-- LISTING --

┌──

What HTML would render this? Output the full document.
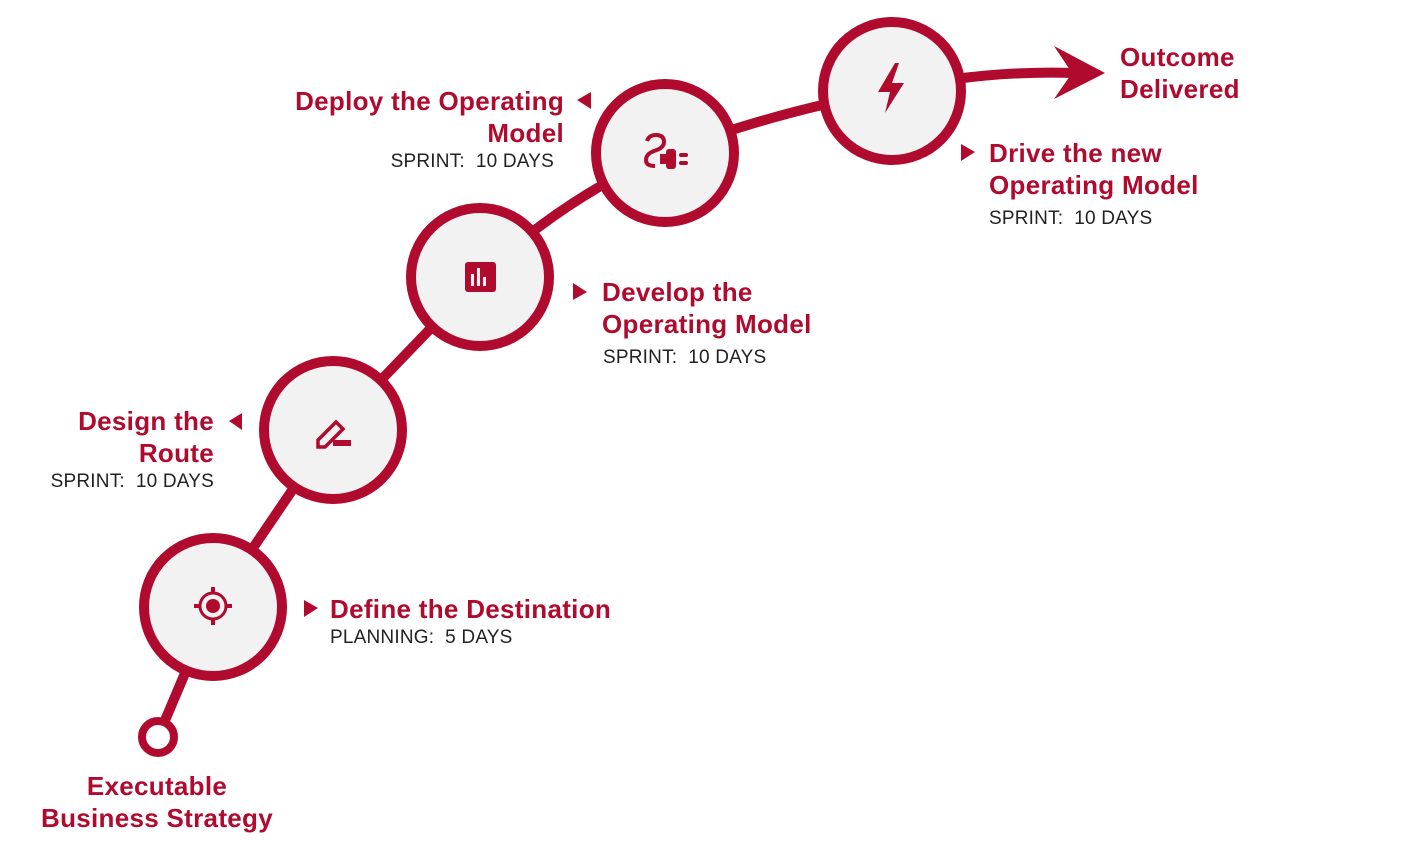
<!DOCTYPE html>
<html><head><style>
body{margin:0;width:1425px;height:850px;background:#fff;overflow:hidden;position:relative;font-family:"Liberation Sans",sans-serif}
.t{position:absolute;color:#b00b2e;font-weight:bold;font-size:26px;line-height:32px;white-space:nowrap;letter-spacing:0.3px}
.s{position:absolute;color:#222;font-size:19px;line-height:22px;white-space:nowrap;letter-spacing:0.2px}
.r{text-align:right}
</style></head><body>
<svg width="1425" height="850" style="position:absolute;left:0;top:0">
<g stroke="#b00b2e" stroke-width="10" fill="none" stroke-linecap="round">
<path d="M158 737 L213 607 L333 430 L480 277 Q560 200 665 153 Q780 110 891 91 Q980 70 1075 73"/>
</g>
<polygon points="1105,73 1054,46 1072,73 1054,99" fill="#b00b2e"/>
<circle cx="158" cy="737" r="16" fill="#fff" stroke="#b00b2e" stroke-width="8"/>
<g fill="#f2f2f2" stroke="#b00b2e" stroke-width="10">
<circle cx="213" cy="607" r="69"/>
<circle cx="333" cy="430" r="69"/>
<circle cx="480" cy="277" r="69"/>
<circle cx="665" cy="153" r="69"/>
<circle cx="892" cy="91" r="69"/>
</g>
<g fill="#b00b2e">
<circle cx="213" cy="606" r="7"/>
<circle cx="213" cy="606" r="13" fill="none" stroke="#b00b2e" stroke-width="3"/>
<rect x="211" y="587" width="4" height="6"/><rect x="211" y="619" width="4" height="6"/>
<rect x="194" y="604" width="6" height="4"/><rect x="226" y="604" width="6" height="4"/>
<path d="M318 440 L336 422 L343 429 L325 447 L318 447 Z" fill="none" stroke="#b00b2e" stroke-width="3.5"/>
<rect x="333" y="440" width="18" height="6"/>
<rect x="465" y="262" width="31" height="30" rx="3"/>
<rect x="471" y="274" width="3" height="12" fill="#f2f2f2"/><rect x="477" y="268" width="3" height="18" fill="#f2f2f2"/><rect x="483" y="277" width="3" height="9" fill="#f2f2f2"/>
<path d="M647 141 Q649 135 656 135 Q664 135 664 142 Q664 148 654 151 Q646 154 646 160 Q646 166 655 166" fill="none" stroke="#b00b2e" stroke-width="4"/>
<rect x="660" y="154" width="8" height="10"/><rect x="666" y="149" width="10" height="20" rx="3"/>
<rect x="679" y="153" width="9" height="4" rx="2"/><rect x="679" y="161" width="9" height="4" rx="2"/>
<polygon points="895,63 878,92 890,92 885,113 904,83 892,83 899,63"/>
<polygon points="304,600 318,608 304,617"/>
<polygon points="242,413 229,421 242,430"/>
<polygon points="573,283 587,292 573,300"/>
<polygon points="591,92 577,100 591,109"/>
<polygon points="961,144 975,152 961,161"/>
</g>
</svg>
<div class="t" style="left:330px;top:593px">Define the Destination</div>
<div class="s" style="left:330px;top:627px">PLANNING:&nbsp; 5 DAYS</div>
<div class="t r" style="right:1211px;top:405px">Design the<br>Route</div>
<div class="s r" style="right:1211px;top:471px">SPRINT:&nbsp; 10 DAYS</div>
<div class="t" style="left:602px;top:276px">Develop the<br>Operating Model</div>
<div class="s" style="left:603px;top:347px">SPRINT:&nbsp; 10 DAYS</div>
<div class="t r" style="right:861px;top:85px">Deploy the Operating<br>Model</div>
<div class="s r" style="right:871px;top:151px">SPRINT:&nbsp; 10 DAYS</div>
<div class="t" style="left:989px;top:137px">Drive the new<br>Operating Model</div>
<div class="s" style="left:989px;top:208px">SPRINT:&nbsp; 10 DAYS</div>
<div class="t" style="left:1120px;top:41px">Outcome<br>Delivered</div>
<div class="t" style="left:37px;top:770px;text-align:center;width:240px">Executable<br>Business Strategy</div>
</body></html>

└──
┌──

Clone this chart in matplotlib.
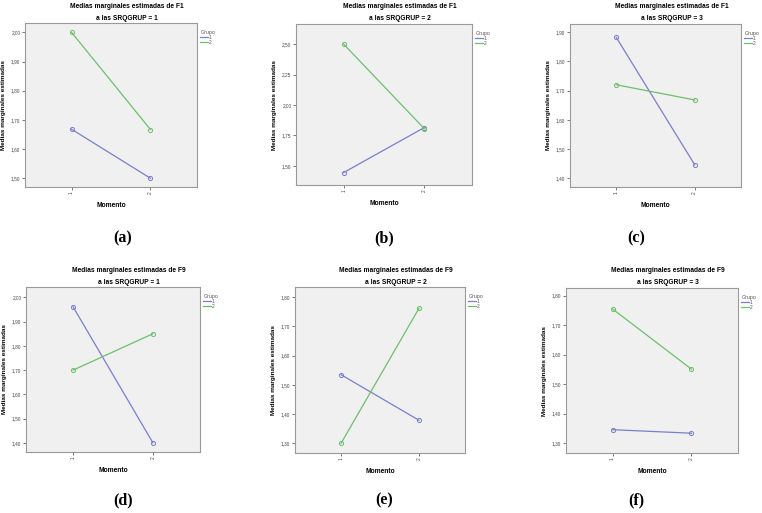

└──
┌──

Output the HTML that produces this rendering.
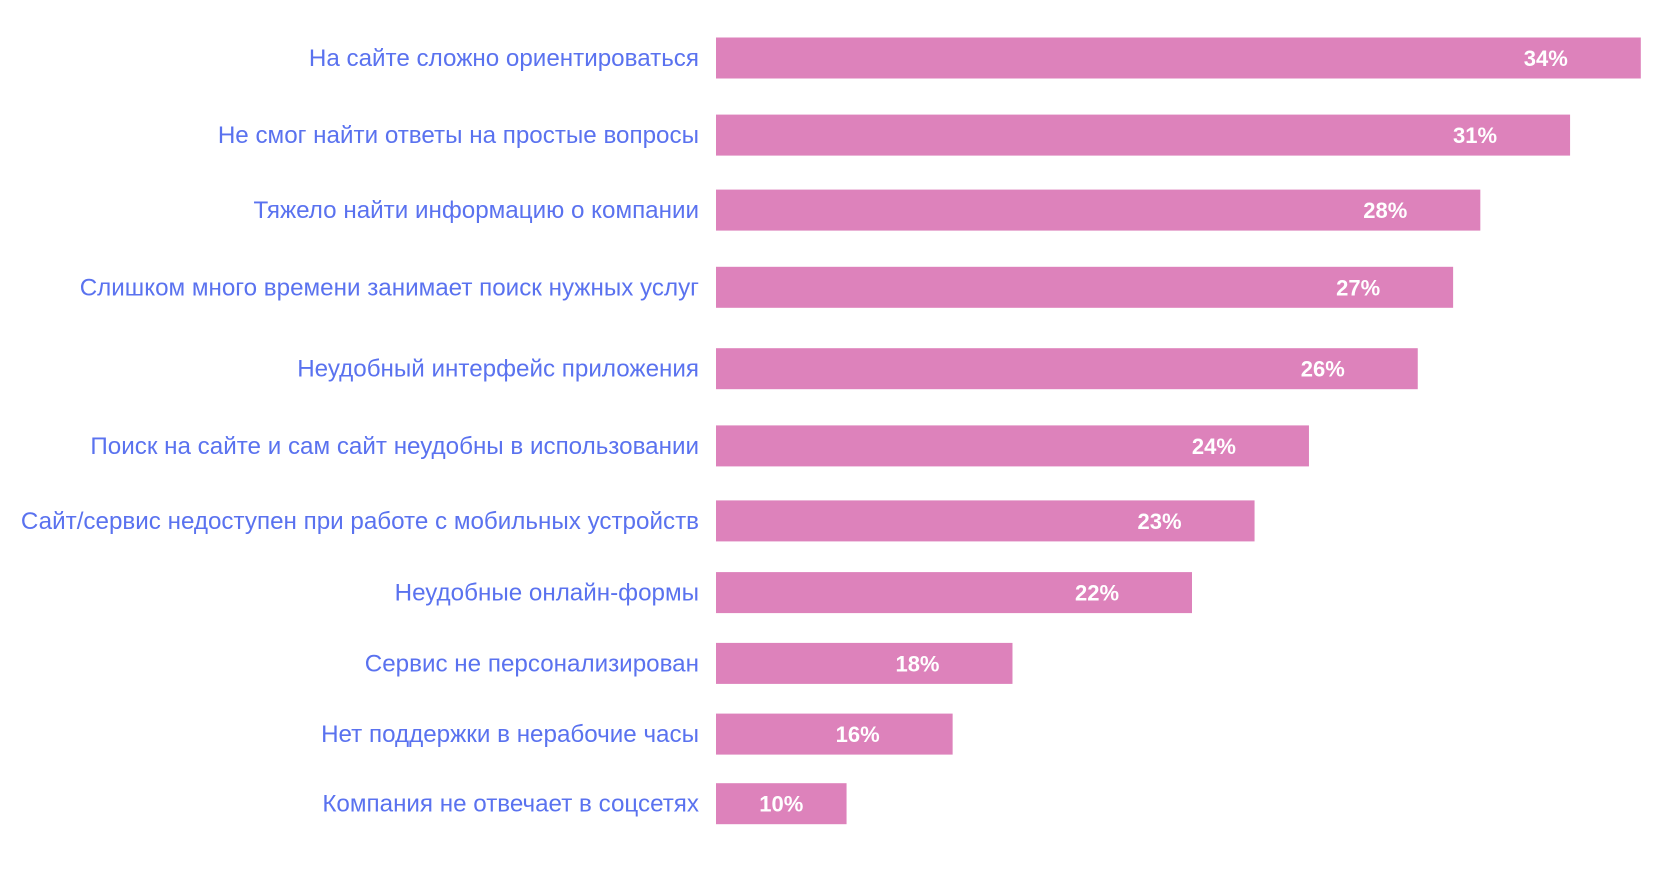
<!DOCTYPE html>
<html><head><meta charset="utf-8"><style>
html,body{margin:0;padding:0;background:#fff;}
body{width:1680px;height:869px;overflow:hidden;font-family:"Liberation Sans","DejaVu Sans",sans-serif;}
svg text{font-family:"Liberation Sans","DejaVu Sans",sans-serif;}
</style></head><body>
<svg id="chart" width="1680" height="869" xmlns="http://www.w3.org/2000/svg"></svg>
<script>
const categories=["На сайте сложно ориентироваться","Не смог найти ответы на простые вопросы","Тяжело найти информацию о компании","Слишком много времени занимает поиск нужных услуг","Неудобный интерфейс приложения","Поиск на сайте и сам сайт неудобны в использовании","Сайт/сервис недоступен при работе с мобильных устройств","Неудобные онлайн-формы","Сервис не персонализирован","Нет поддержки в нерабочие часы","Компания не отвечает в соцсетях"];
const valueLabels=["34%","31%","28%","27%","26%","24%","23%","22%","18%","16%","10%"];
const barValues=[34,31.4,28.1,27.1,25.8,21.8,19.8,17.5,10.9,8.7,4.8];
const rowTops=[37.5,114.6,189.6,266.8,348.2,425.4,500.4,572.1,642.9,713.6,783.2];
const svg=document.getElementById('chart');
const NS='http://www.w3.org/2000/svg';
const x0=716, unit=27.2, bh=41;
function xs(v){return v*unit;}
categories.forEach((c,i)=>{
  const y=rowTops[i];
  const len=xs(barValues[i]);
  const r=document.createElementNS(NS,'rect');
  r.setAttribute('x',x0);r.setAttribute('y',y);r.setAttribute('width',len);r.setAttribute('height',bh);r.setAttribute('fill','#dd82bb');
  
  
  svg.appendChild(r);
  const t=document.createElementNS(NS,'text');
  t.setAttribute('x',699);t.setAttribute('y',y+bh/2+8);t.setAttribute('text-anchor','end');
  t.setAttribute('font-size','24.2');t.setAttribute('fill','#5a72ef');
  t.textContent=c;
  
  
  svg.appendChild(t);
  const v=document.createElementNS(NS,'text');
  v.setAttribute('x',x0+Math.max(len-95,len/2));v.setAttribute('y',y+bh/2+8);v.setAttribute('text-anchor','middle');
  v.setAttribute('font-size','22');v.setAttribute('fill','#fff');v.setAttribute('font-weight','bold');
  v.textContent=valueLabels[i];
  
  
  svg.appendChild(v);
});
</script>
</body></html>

└──

-- THE REQUEST --
The lines above form a set of records; determine how many of them contain the string "this" and give that number alone.

-- ANSWER --
3